Model Structure Analysis of Model-based Operation of Petroleum Reservoirs

Abstract

The demand for petroleum is expected to increase in the coming decades, while the production of petroleum from subsurface reservoirs is becoming increasingly complex. To meet the demand petroleum reservoirs should be operated more efficiently. Physics-based petroleum reservoir models that describe the flow in subsurface porous media can play an important role here. In this thesis possibilities are investigated to determine on one hand models with a complexity that is suitable for model-based operation (i.e. the relevant dynamic processes can be adequately described), and on the other hand models that only contain parameters that can be validated by measurements (in this thesis the pressure and phase-rate measurements in the wells).

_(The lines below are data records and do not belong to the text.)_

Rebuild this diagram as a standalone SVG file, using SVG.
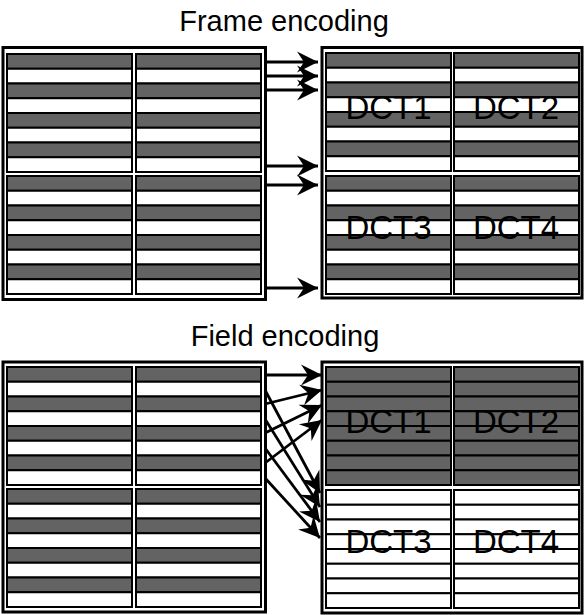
<svg xmlns="http://www.w3.org/2000/svg" xmlns:xlink="http://www.w3.org/1999/xlink" width="584" height="615" viewBox="0 0 584 615">
<style>
.g{fill:#636363;stroke:#000;stroke-width:2}
.w{fill:#fff;stroke:#000;stroke-width:2}
.frame{fill:#fff;stroke:#000;stroke-width:3}
.title{font-family:"Liberation Sans",Arial,sans-serif;font-size:29px;fill:#000;text-anchor:middle}
.dct{font-family:"Liberation Sans",Arial,sans-serif;font-size:33px;fill:#000;text-anchor:middle}
.arr{stroke:#000;stroke-width:2.8;fill:none;marker-end:url(#ah)}
</style>
<defs>
<marker id="ah" viewBox="-22 -11 22 22" refX="0" refY="0" markerWidth="22" markerHeight="22" markerUnits="userSpaceOnUse" orient="auto">
<path d="M0,0 L-21,-10.5 L-14,0 L-21,10.5 Z" fill="#000"/>
</marker>
<g id="mbAlt">
<rect class="g" x="0" y="0" width="125" height="14.75"/>
<rect class="w" x="0" y="14.75" width="125" height="14.75"/>
<rect class="g" x="0" y="29.5" width="125" height="14.75"/>
<rect class="w" x="0" y="44.25" width="125" height="14.75"/>
<rect class="g" x="0" y="59" width="125" height="14.75"/>
<rect class="w" x="0" y="73.75" width="125" height="14.75"/>
<rect class="g" x="0" y="88.5" width="125" height="14.75"/>
<rect class="w" x="0" y="103.25" width="125" height="14.75"/>
</g>
<g id="mbGray">
<rect class="g" x="0" y="0" width="125" height="14.75"/>
<rect class="g" x="0" y="14.75" width="125" height="14.75"/>
<rect class="g" x="0" y="29.5" width="125" height="14.75"/>
<rect class="g" x="0" y="44.25" width="125" height="14.75"/>
<rect class="g" x="0" y="59" width="125" height="14.75"/>
<rect class="g" x="0" y="73.75" width="125" height="14.75"/>
<rect class="g" x="0" y="88.5" width="125" height="14.75"/>
<rect class="g" x="0" y="103.25" width="125" height="14.75"/>
</g>
<g id="mbWhite">
<rect class="w" x="0" y="0" width="125" height="14.75"/>
<rect class="w" x="0" y="14.75" width="125" height="14.75"/>
<rect class="w" x="0" y="29.5" width="125" height="14.75"/>
<rect class="w" x="0" y="44.25" width="125" height="14.75"/>
<rect class="w" x="0" y="59" width="125" height="14.75"/>
<rect class="w" x="0" y="73.75" width="125" height="14.75"/>
<rect class="w" x="0" y="88.5" width="125" height="14.75"/>
<rect class="w" x="0" y="103.25" width="125" height="14.75"/>
</g>
</defs>
<rect width="584" height="615" fill="#fff"/>
<text class="title" x="284" y="31">Frame encoding</text>
<text class="title" x="285" y="346">Field encoding</text>

<g id="frame-src">
<rect class="frame" x="3" y="47.5" width="262.5" height="252"/>
<use xlink:href="#mbAlt" x="7" y="54"/>
<use xlink:href="#mbAlt" x="136" y="54"/>
<use xlink:href="#mbAlt" x="7" y="176"/>
<use xlink:href="#mbAlt" x="136" y="176"/>
</g>

<g id="frame-dct">
<rect class="frame" x="322" y="47.5" width="260" height="250.5"/>
<use xlink:href="#mbAlt" x="326" y="53"/>
<use xlink:href="#mbAlt" x="454" y="53"/>
<use xlink:href="#mbAlt" x="326" y="176"/>
<use xlink:href="#mbAlt" x="454" y="176"/>
<text class="dct" x="388.5" y="119">DCT1</text>
<text class="dct" x="516" y="119">DCT2</text>
<text class="dct" x="388.5" y="239">DCT3</text>
<text class="dct" x="516" y="239">DCT4</text>
</g>

<g id="field-src">
<rect class="frame" x="3" y="362" width="262.5" height="250"/>
<use xlink:href="#mbAlt" x="7" y="367"/>
<use xlink:href="#mbAlt" x="136" y="367"/>
<use xlink:href="#mbAlt" x="7" y="489"/>
<use xlink:href="#mbAlt" x="136" y="489"/>
</g>

<g id="field-dct">
<rect class="frame" x="322" y="362" width="260" height="251"/>
<use xlink:href="#mbGray" x="326" y="367"/>
<use xlink:href="#mbGray" x="454" y="367"/>
<use xlink:href="#mbWhite" x="326" y="490"/>
<use xlink:href="#mbWhite" x="454" y="490"/>
<text class="dct" x="388.5" y="433">DCT1</text>
<text class="dct" x="516" y="433">DCT2</text>
<text class="dct" x="388.5" y="553">DCT3</text>
<text class="dct" x="516" y="553">DCT4</text>
</g>

<g id="connectors">
<line class="arr" x1="267" y1="62" x2="318" y2="62"/>
<line class="arr" x1="267" y1="76" x2="318" y2="76"/>
<line class="arr" x1="267" y1="90" x2="318" y2="90"/>
<line class="arr" x1="267" y1="166" x2="318" y2="166"/>
<line class="arr" x1="267" y1="185" x2="318" y2="185"/>
<line class="arr" x1="267" y1="288" x2="318" y2="288"/>

<line class="arr" x1="265" y1="375" x2="322" y2="375"/>
<line class="arr" x1="265" y1="404" x2="322" y2="390"/>
<line class="arr" x1="265" y1="433" x2="322" y2="405"/>
<line class="arr" x1="265" y1="463" x2="322" y2="420"/>
<line class="arr" x1="265" y1="390" x2="320" y2="493"/>
<line class="arr" x1="265" y1="419" x2="320" y2="507"/>
<line class="arr" x1="265" y1="448" x2="320" y2="522"/>
<line class="arr" x1="265" y1="478" x2="320" y2="538"/>
</g>
</svg>
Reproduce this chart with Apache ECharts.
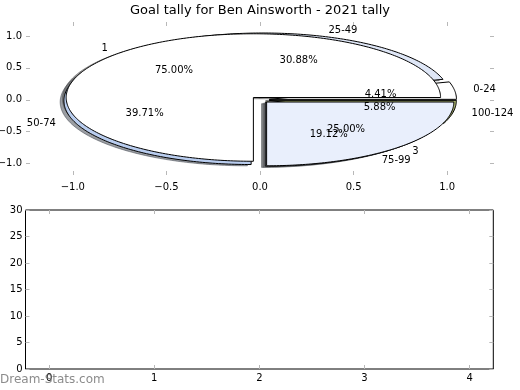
<!DOCTYPE html>
<html><head><meta charset="utf-8">
<script src="https://cdn.jsdelivr.net/npm/echarts@6/dist/echarts.min.js"></script>
<style>html,body{margin:0;padding:0;background:#fff}#c{width:520px;height:390px}</style>
</head><body><div id="c"></div>
<script>
// ---- data ----
const titleText = 'Goal tally for Ben Ainsworth - 2021 tally';
// first pie (drawn underneath): minute ranges
const rangeLabels = ['0-24', '25-49', '50-74', '75-99', '100-124'];
const rangeValues = [3, 21, 27, 13, 4];
const rangeColors = ['#ffffff', '#dfe7f7', '#b9cdef', '#dde6f8', '#a4ad6c'];
// second pie (drawn on top)
const halfLabels = ['1', '3'];
const halfValues = [51, 17];
const halfColors = ['#ffffff', '#e9effc'];
// tick labels
const pieTicks = [-1.0, -0.5, 0.0, 0.5, 1.0];
const barCategories = [0, 1, 2, 3, 4];
const barValues = [0, 0, 0, 0, 0];

const FONT = 'DejaVu Sans';
const EXPLODE = 0.05, RADIUS = 1, LABEL_DIST = 1.1, PCT_DIST = 0.6;

function buildSlices(labels, values, colors) {
  const total = values.reduce((a, b) => a + b, 0);
  let start = 0;
  return values.map((v, i) => {
    const span = 360 * v / total;
    const t1 = start, t2 = start + span;
    start = t2;
    const m = (t1 + t2) / 2 * Math.PI / 180;
    const cx = EXPLODE * Math.cos(m), cy = EXPLODE * Math.sin(m);
    const lx = cx + LABEL_DIST * RADIUS * Math.cos(m);
    const ly = cy + LABEL_DIST * RADIUS * Math.sin(m);
    return {
      label: labels[i], pct: (100 * v / total).toFixed(2) + '%', color: colors[i],
      t1, t2, cx, cy, r: RADIUS,
      lx, ly, align: lx > 0 ? 'left' : 'right',
      px: cx + PCT_DIST * RADIUS * Math.cos(m), py: cy + PCT_DIST * RADIUS * Math.sin(m)
    };
  });
}
const slices = buildSlices(rangeLabels, rangeValues, rangeColors)
  .concat(buildSlices(halfLabels, halfValues, halfColors));

function wedge(s, dx, dy) {
  const cx = s.cx + dx, cy = s.cy + dy;
  const pts = [[cx, cy]];
  const n = Math.max(2, Math.ceil(s.t2 - s.t1));
  for (let k = 0; k <= n; k++) {
    const t = (s.t1 + (s.t2 - s.t1) * k / n) * Math.PI / 180;
    pts.push([cx + s.r * Math.cos(t), cy + s.r * Math.sin(t)]);
  }
  return pts;
}
function shadowColor(hex) {
  const r = parseInt(hex.slice(1, 3), 16), g = parseInt(hex.slice(3, 5), 16), b = parseInt(hex.slice(5, 7), 16);
  return 'rgba(' + Math.round(r * 0.3) + ',' + Math.round(g * 0.3) + ',' + Math.round(b * 0.3) + ',0.5)';
}
const fmt = v => (v < 0 ? '\u2212' : '') + Math.abs(v).toFixed(1);

const tickStyle = { color: '#b8b8b8', width: 1 };
function axisCommon(extra) {
  return Object.assign({
    type: 'value', splitLine: { show: false }, axisLine: { show: false, onZero: false }
  }, extra);
}
const chart = echarts.init(document.getElementById('c'), null, { renderer: 'canvas' });
const sliceData = slices.map((s, i) => [0, 0, i]);

chart.setOption({
  animation: false,
  backgroundColor: '#ffffff',
  title: { text: titleText, left: 'center', top: 4, padding: 0,
    textStyle: { fontSize: 13, fontWeight: 'normal', color: '#000', fontFamily: FONT } },
  grid: [
    { left: 26, top: 22, width: 468, height: 153, show: false, containLabel: false, outerBoundsMode: 'none' },
    { left: 25.5, top: 210, width: 467.8, height: 159, show: true, borderColor: '#000', borderWidth: 1,
      backgroundColor: 'rgba(0,0,0,0)', containLabel: false, outerBoundsMode: 'none' }
  ],
  xAxis: [
    axisCommon({ gridIndex: 0, position: 'bottom', min: -1.25, max: 1.25,
      axisTick: { inside: true, length: 4, lineStyle: tickStyle, customValues: pieTicks },
      axisLabel: { customValues: pieTicks, formatter: fmt, fontSize: 10, color: '#000', fontFamily: FONT, margin: 7 } }),
    axisCommon({ gridIndex: 0, position: 'top', min: -1.25, max: 1.25,
      axisTick: { inside: true, length: 4, lineStyle: tickStyle, customValues: pieTicks },
      axisLabel: { show: false } }),
    axisCommon({ gridIndex: 1, position: 'bottom', min: -0.225, max: 4.225,
      axisTick: { inside: true, length: 4, lineStyle: tickStyle, customValues: barCategories },
      axisLabel: { customValues: barCategories, formatter: v => String(v), fontSize: 10, color: '#000', fontFamily: FONT, margin: 4 } }),
    axisCommon({ gridIndex: 1, position: 'top', min: -0.225, max: 4.225,
      axisTick: { inside: true, length: 4, lineStyle: tickStyle, customValues: barCategories },
      axisLabel: { show: false } })
  ],
  yAxis: [
    axisCommon({ gridIndex: 0, position: 'left', min: -1.18, max: 1.22,
      axisTick: { inside: true, length: 4, lineStyle: tickStyle, customValues: pieTicks },
      axisLabel: { customValues: pieTicks, formatter: fmt, fontSize: 10, color: '#000', fontFamily: FONT, margin: 4 } }),
    axisCommon({ gridIndex: 0, position: 'right', min: -1.18, max: 1.22,
      axisTick: { inside: true, length: 4, lineStyle: tickStyle, customValues: pieTicks },
      axisLabel: { show: false } }),
    axisCommon({ gridIndex: 1, position: 'left', min: 0, max: 30, interval: 5,
      axisTick: { inside: true, length: 4, lineStyle: tickStyle },
      axisLabel: { fontSize: 10, color: '#000', fontFamily: FONT, margin: 3 } }),
    axisCommon({ gridIndex: 1, position: 'right', min: 0, max: 30, interval: 5,
      axisTick: { inside: true, length: 4, lineStyle: tickStyle },
      axisLabel: { show: false } })
  ],
  graphic: [
    { type: 'text', left: 0, top: 374, z: 100,
      style: { text: 'Dream-Stats.com', fill: 'rgba(110,110,110,0.8)', font: '12px "DejaVu Sans"' } }
  ],
  series: [
    { type: 'custom', name: 'shadows', xAxisIndex: 0, yAxisIndex: 0, z: 1, clip: false,
      data: sliceData, encode: { x: 0, y: 1 },
      renderItem: (params, api) => {
        const s = slices[api.value(2)];
        const c = shadowColor(s.color);
        return { type: 'polygon', shape: { points: wedge(s, -0.02, -0.02).map(p => api.coord(p)) },
          style: { fill: c, stroke: c, lineWidth: 1 } };
      } },
    { type: 'custom', name: 'wedges', xAxisIndex: 0, yAxisIndex: 0, z: 2, clip: false,
      data: sliceData, encode: { x: 0, y: 1 },
      renderItem: (params, api) => {
        const s = slices[api.value(2)];
        return { type: 'polygon', shape: { points: wedge(s, 0, 0).map(p => api.coord(p)) },
          style: { fill: s.color, stroke: '#000', lineWidth: 1, lineJoin: 'miter' } };
      } },
    { type: 'custom', name: 'labels', xAxisIndex: 0, yAxisIndex: 0, z: 3, clip: false,
      data: sliceData, encode: { x: 0, y: 1 },
      renderItem: (params, api) => {
        const s = slices[api.value(2)];
        const a = api.coord([s.lx, s.ly]), b = api.coord([s.px, s.py]);
        return { type: 'group', children: [
          { type: 'text', x: a[0], y: a[1], style: { text: s.label, fill: '#000', font: '10px "DejaVu Sans"', align: s.align, verticalAlign: 'middle' } },
          { type: 'text', x: b[0], y: b[1], style: { text: s.pct, fill: '#000', font: '10px "DejaVu Sans"', align: 'center', verticalAlign: 'middle' } }
        ] };
      } },
    { type: 'bar', name: 'goals', xAxisIndex: 2, yAxisIndex: 2,
      data: barCategories.map((c, i) => [c, barValues[i]]), barWidth: '45%', itemStyle: { color: '#4f81bd' } }
  ]
});
</script></body></html>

The most relevant dynamics of the model are determined by the controllability and observability properties. These indicate that reservoir models behave as models of much lower order than the currently used models, and that reduced-order reservoir models should focus for fixed well positions on correctly modeling the fluid front(s). In the second part identifiability and structural identifiability have been quantified and used to determine which (physical) model parameters can be reliably estimated from measurement data. From the analysis it was concluded that the parameters of reservoir models are not identifiable from production measurements and that they are largely based on qualitative geological information. Pressure measurements only contain information about grid block permeabilities in an area close to the wells in which is measured, and phase-rate measurements contain after water breakthrough only information about grid block permeabilities in the area between the injection and production wells. This supports the need to use information of other measurement types, such that better model-based decisions can be taken to make the operation of petroleum reservoirs more efficient.